I have never taken the slope out of a green at a club until I have been consulting there for several years, and the experience has made it obvious that they are going to rebuild the green, and that they are not likely to keep the speed reasonable. At that point, I suppose I could quit the club and let some architect with more scruples come in and argue against doing the work ... come on, man.
I do not make a habit of this work. In a total of 16 years of consulting at about 25 clubs, I've changed the slopes of steep greens a total of six times:
the 8th green at Oak Hill CC (Mass), which had been rebuilt from the Ross original so that balls wouldn't stay on the front left portion;
the 8th green at White Bear Yacht Club, which had been rebuilt in the 1960's and had "settled" to a 6-7% slope;
the 14th green at Holston Hills, where they couldn't even mow the approach because it was too steep from building up a false front on the green, and which turned out to have been changed before although no one remembered it (we could see it in the profile when we cored out the green);
the 2nd green at San Francisco Golf Club, which was a solid 5% tilt (we cut down the back to 3/4 of the original slope; it's still scary if you get above the hole, but maybe not quite as scary as it was);
the 8th green at SFGC, to which we made a very subtle change at the front, and which had already been rebuilt by the committee years before;
and the 11th green at Pasatiempo, which had 6-7% tilt throughout except at the front edge where it had been built up by the club, which we have just finished working on.

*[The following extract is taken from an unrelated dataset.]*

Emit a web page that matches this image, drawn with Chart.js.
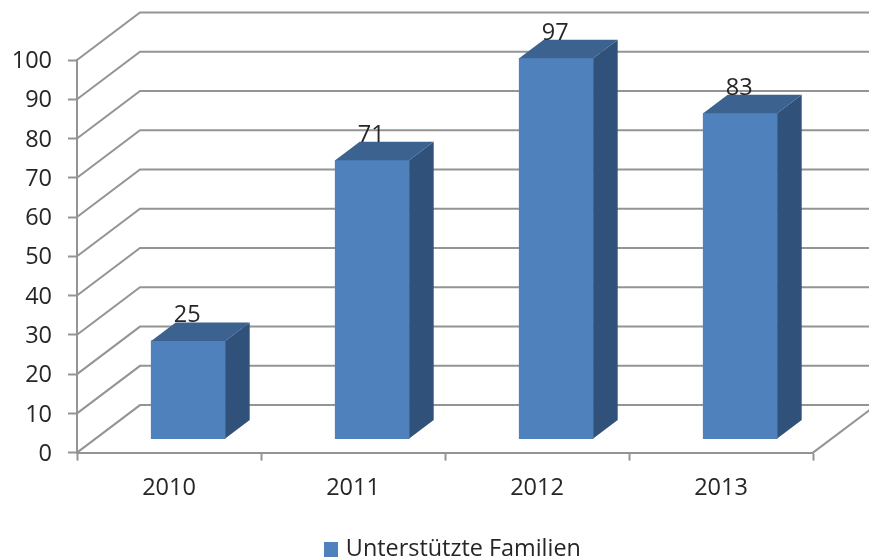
<!DOCTYPE html>
<html><head><meta charset="utf-8">
<style>html,body{margin:0;padding:0;background:#fff}canvas{display:block}</style>
<script src="https://cdn.jsdelivr.net/npm/chart.js@4"></script>
</head><body><canvas id="c" width="869" height="560"></canvas>
<script>
const categories = ['2010','2011','2012','2013'];
const seriesName = 'Unterstützte Familien';
const seriesValues = [25,71,97,83];
const axisMax = 100, axisStep = 10;

const FRONT='#4F81BD', TOP='#3C6390', SIDE='#30527A', GRID='#949494', TEXT='#262626';
const FONT='"Open Sans", sans-serif';
const wall={dx:63,dy:-47.5}, barShift={dx:19.2,dy:-13.5}, barDepth={dx:24.5,dy:-18.5};

const swatch=document.createElement('canvas');swatch.width=14;swatch.height=15;
const sc=swatch.getContext('2d');sc.fillStyle=FRONT;sc.fillRect(0,0,14,15);

const box3d={
  id:'box3d',
  afterLayout(chart){
    const l=chart.legend; l.left+=48; l.right+=48;
    const d=534-l.top; l.top+=d; l.bottom+=d;
  },
  beforeDraw(chart){
    const {ctx,scales:{x,y}}=chart;
    ctx.save();
    ctx.fillStyle='#fff';ctx.fillRect(0,0,chart.width,chart.height);
    ctx.strokeStyle=GRID;ctx.lineWidth=2;ctx.lineJoin='miter';
    y.ticks.forEach(t=>{
      const py=y.getPixelForValue(t.value);
      ctx.beginPath();ctx.moveTo(x.left,py);ctx.lineTo(x.left+wall.dx,py+wall.dy);
      ctx.lineTo(x.right+wall.dx,py+wall.dy);ctx.stroke();
    });
    const p0=y.getPixelForValue(0);
    ctx.beginPath();ctx.moveTo(x.right,p0);ctx.lineTo(x.right+wall.dx,p0+wall.dy);ctx.stroke();
    ctx.restore();
  },
  beforeDatasetsDraw(chart){chart.ctx.save();chart.ctx.translate(barShift.dx,barShift.dy);},
  afterDatasetsDraw(chart){
    const ctx=chart.ctx;
    chart.getDatasetMeta(0).data.forEach(b=>{
      const l=b.x-b.width/2,r=b.x+b.width/2,t=b.y,bt=b.base,{dx,dy}=barDepth;
      ctx.fillStyle=TOP;ctx.beginPath();ctx.moveTo(l,t);ctx.lineTo(l+dx,t+dy);ctx.lineTo(r+dx,t+dy);ctx.lineTo(r,t);ctx.closePath();ctx.fill();
      ctx.fillStyle=SIDE;ctx.beginPath();ctx.moveTo(r,t);ctx.lineTo(r+dx,t+dy);ctx.lineTo(r+dx,bt+dy);ctx.lineTo(r,bt);ctx.closePath();ctx.fill();
    });
    ctx.restore();
    ctx.save();
    ctx.fillStyle=TEXT;ctx.font='23.5px '+FONT;ctx.textAlign='center';ctx.textBaseline='alphabetic';
    chart.getDatasetMeta(0).data.forEach((b,i)=>{
      ctx.fillText(String(seriesValues[i]),b.x+barShift.dx-1,b.y+barShift.dy-18.5);
    });
    ctx.restore();
  }
};

new Chart(document.getElementById('c'),{
  type:'bar',
  data:{labels:categories,datasets:[{label:seriesName,data:seriesValues,backgroundColor:FRONT,borderWidth:0,barThickness:74,clip:false,pointStyle:swatch}]},
  plugins:[box3d],
  options:{
    responsive:false,animation:false,
    layout:{padding:{left:0,right:56,top:60,bottom:0}},
    plugins:{
      tooltip:{enabled:false},
      legend:{position:'bottom',labels:{usePointStyle:true,boxHeight:6,boxWidth:6,padding:4,color:TEXT,font:{family:FONT,size:23.4}}}
    },
    scales:{
      x:{
        afterFit(s){s.height=70;},
        grid:{drawOnChartArea:false,tickLength:8,color:GRID,tickWidth:2,offset:true},
        border:{color:GRID,width:2},
        ticks:{color:TEXT,padding:14,maxRotation:0,font:{family:FONT,size:23.5}}
      },
      y:{
        min:0,max:axisMax,
        afterFit(s){s.width=77;},
        grid:{drawOnChartArea:false,tickLength:9,color:GRID,tickWidth:2},
        border:{color:GRID,width:2},
        ticks:{stepSize:axisStep,color:TEXT,padding:16,labelOffset:1.5,font:{family:FONT,size:23.5}}
      }
    }
  }
});
</script></body></html>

So, three of the six we worked on were to fix bad reconstruction jobs beforehand, and two more were greens which had 6-7% tilt and had already been modified by the clubs somewhat to try to stop balls from rolling off them.
(** EDIT -- I forgot to include a couple of greens which were changed at Mid Ocean Club as well. Going from Common bermuda to Champion was a big difference and the most severe green there had 9 feet of fall from back to front.)
Tom Paul is a big champion of this green speed tracking thing and I would love to believe that it would show clubs the light and get them to slow down their speeds ... but it could just as easily convince them to rebuild one or two greens so they could speed up the others.
I'm not dealing with the Devil, Mike ... I'm dealing with a bunch of club members. Most of them have a great deal of respect for what I tell them, but when I tell them to slow down their greens, they think we are just anti-progress. I would never agree to changing the slope of a green to get approval for other work, and neither should anyone else.